Folha de S. Paulo


Análise: Selvageria da Síria vai dificultar reconciliação

Soldados sírios esfaqueiam lentamente um prisioneiro, e o matam com dezenas de punhaladas nas costas. Um comandante rebelde crava os dentes em um órgão arrancado do corpo de um combatente inimigo. Um menino pequeno serra a cabeça de um prisioneiro. Um soldado mutila a genitália de um cadáver.

Rebeldes sírios prometem castigar homem que mutilou soldado

São imagens do conflito sírio, a primeira guerra na qual a prevalência dos celulares equipados com câmera e a facilidade de acesso à Internet permitiram que centenas de crimes hediondos fossem veiculados na mídia, difundindo o ódio e o medo.

Essas imagens estão definindo uma guerra que se espalha da Síria para as nações vizinhas, e fazem da reconciliação uma perspectiva cada vez mais remota.

A brutalidade vem sendo usada como ferramenta desde que começou a revolta, dois anos atrás, e emergiram vídeos de soldados do governo torturando manifestantes pela democracia. Em resposta à campanha repressiva, a oposição se sublevou e agora combatentes de lado a lado se filmam cometendo atrocidades.

As imagens repulsivas não são gravadas de maneira clandestina, mas com orgulho da parte dos agressores, que muitas vezes falam para a câmera.

O comandante rebelde Abu Sakkar, conhecido de muitos jornalistas e reverenciado por muitos rebeldes, foi mostrado em um vídeo no domingo cortando órgãos de um soldado morto e falando à câmera, enquanto dilacerava a carne do inimigo.

"Juro por Deus que comeremos seus corações e seus fígados", ele declarou, em ameaça às forças do ditador Bashar al-Assad. Seus comandados aplaudiram.

Outra imagem vista online mostra um rebelde segurando a cabeça decepada de um homem, supostamente leal a Assad, por sobre uma churrasqueira, como se fosse cozinhá-la. O rebelde está sorrindo, em pose confiante, e segura a cabeça por uma mecha de cabelos.

Reinoud Leenders, professor associado no departamento de estudos de guerra do King's College, em Londres, disse que essas imagens brutais são usadas como ferramenta de guerra pelos dois lados.

"É a expressão máxima de desrespeito e desumanização do oponente", disse.

Diante da insurgência, afirmou, as forças de Assad vêm usando execuções em massa e tortura para erradicar os combatentes rebeldes que se escondem em meio aos civis.

"O regime tem dificuldade para identificar os membros da oposição, e por isso assusta os civis de uma área a fim de levá-los a expor os rebeldes", disse.

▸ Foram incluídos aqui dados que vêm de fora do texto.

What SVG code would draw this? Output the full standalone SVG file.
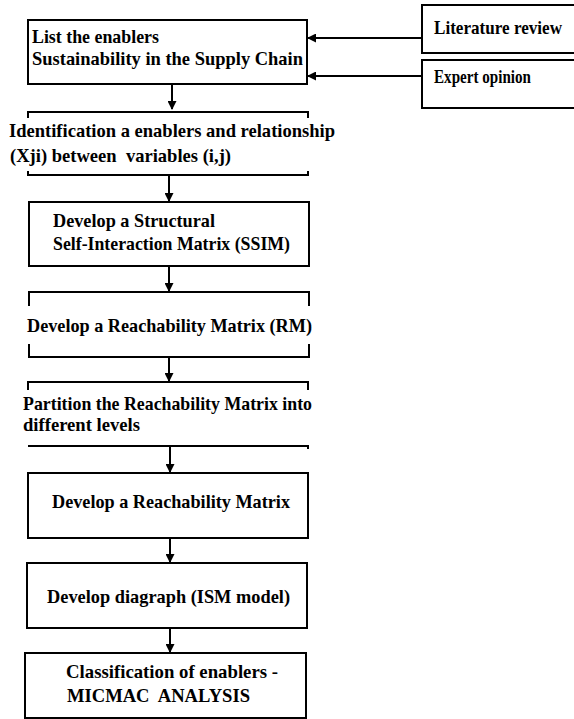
<svg xmlns="http://www.w3.org/2000/svg" width="574" height="719" viewBox="0 0 574 719">
<style>
.box{fill:#fff;stroke:#000;stroke-width:2}
.br{fill:none;stroke:#000;stroke-width:2}
.t{font-family:"Liberation Serif","Times New Roman",serif;font-weight:bold;font-size:19px;fill:#000}
.c{stroke:#000;stroke-width:2;fill:none}
</style>
<defs>
<marker id="ah" markerWidth="9" markerHeight="9" refX="8" refY="4.5" orient="auto" markerUnits="userSpaceOnUse">
<path d="M0,0 L9,4.5 L0,9 Z" fill="#000"/>
</marker>
</defs>
<rect width="574" height="719" fill="#fff"/>
<g id="n1">
<rect class="box" x="28" y="20" width="279" height="64"/>
<text class="t" x="32" y="43" textLength="127" lengthAdjust="spacingAndGlyphs">List the enablers</text>
<text class="t" x="32" y="65" textLength="271" lengthAdjust="spacingAndGlyphs">Sustainability in the Supply Chain</text>
</g>
<g id="lit">
<rect class="box" x="422" y="5" width="170" height="48"/>
<text class="t" x="434" y="34" textLength="128" lengthAdjust="spacingAndGlyphs">Literature review</text>
</g>
<g id="exp">
<rect class="box" x="422" y="60" width="170" height="48"/>
<text class="t" x="434" y="83" textLength="97" lengthAdjust="spacingAndGlyphs">Expert opinion</text>
</g>
<g id="n2">
<path class="br" d="M28,118 V112 H308 V118 M28,171 V175 H308 V171"/>
<text class="t" x="9" y="137" textLength="326" lengthAdjust="spacingAndGlyphs">Identification a enablers and relationship</text>
<text class="t" x="10" y="162" textLength="221" lengthAdjust="spacingAndGlyphs" xml:space="preserve">(Xji) between  variables (i,j)</text>
</g>
<g id="n3">
<rect class="box" x="29" y="202" width="280" height="64"/>
<text class="t" x="53" y="227" textLength="162" lengthAdjust="spacingAndGlyphs">Develop a Structural</text>
<text class="t" x="53" y="250" textLength="237" lengthAdjust="spacingAndGlyphs">Self-Interaction Matrix (SSIM)</text>
</g>
<g id="n4">
<path class="br" d="M29,306 V292 H309 V306 M29,344 V357 H309 V344"/>
<text class="t" x="27" y="332" textLength="285" lengthAdjust="spacingAndGlyphs">Develop a Reachability Matrix (RM)</text>
</g>
<g id="n5">
<path class="br" d="M28,390 V382 H308 V390 M28,446 H308 V449"/>
<text class="t" x="23" y="410" textLength="289" lengthAdjust="spacingAndGlyphs">Partition the Reachability Matrix into</text>
<text class="t" x="23" y="431" textLength="117" lengthAdjust="spacingAndGlyphs">different levels</text>
</g>
<g id="n6">
<rect class="box" x="28" y="473" width="280" height="65"/>
<text class="t" x="52" y="508" textLength="238" lengthAdjust="spacingAndGlyphs">Develop a Reachability Matrix</text>
</g>
<g id="n7">
<rect class="box" x="27" y="563" width="280" height="65"/>
<text class="t" x="47" y="603" textLength="243" lengthAdjust="spacingAndGlyphs">Develop diagraph (ISM model)</text>
</g>
<g id="n8">
<rect class="box" x="25" y="653" width="281" height="65"/>
<text class="t" x="66" y="678" textLength="212" lengthAdjust="spacingAndGlyphs">Classification of enablers -</text>
<text class="t" x="67" y="702" textLength="183" lengthAdjust="spacingAndGlyphs" xml:space="preserve">MICMAC  ANALYSIS</text>
</g>
<g id="connectors">
<line class="c" x1="422" y1="38" x2="308" y2="38" marker-end="url(#ah)"/>
<line class="c" x1="422" y1="76" x2="308" y2="76" marker-end="url(#ah)"/>
<line class="c" x1="172" y1="85" x2="172" y2="109" marker-end="url(#ah)"/>
<line class="c" x1="169" y1="176" x2="169" y2="201" marker-end="url(#ah)"/>
<line class="c" x1="169" y1="267" x2="169" y2="291" marker-end="url(#ah)"/>
<line class="c" x1="169" y1="358" x2="169" y2="381" marker-end="url(#ah)"/>
<line class="c" x1="170" y1="447" x2="170" y2="472" marker-end="url(#ah)"/>
<line class="c" x1="170" y1="539" x2="170" y2="562" marker-end="url(#ah)"/>
<line class="c" x1="170" y1="629" x2="170" y2="652" marker-end="url(#ah)"/>
</g>
</svg>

O governo sírio jamais reconheceu que quaisquer de seus comandados pratiquem brutalidades, e em lugar disso se refere às pessoas mortas pelos soldados como "terroristas" e às áreas capturadas por suas forças como "descontaminadas".

A guerra da Síria começou como levante popular contra a dinastia de Assad, que governa o país há quatro décadas usando a polícia secreta, intimidação e força bruta.

Mas a maioria muçulmana sunita é que lidera a revolta, e o apoio principal de Assad vem de sua seita alauita, derivada da seita xiita, o que resulta em lutas e ódios sectários.

RECONCILIAÇÃO

Estados Unidos e Rússia propuseram uma conferência de paz para tentar pôr fim à guerra, mas a selvageria de lado a lado significa que o improvável sucesso de um acordo de paz não deteria as atrocidades e os combates entre milícias cada vez mais inimigas.

Em sua natureza sectária e na inércia das grandes potências, o conflito da Síria se assemelha ao da Bósnia, dilacerada por rivalidades entre sérvios, croatas e bósnios em uma guerra travada entre 1992 e 1995 que ensinou ao mundo o termo "limpeza étnica" e registrou algumas das piores atrocidades praticadas na Europa desde a Segunda Guerra Mundial.

Quase 17 anos depois do fim da guerra, as feridas continuam abertas. Cadáveres ainda estão sendo escavados e um ciclo de negação e culpa prejudica os esforços para reconciliar as comunidades. A amargura é profunda e infecta a política, o que sufoca o desenvolvimento.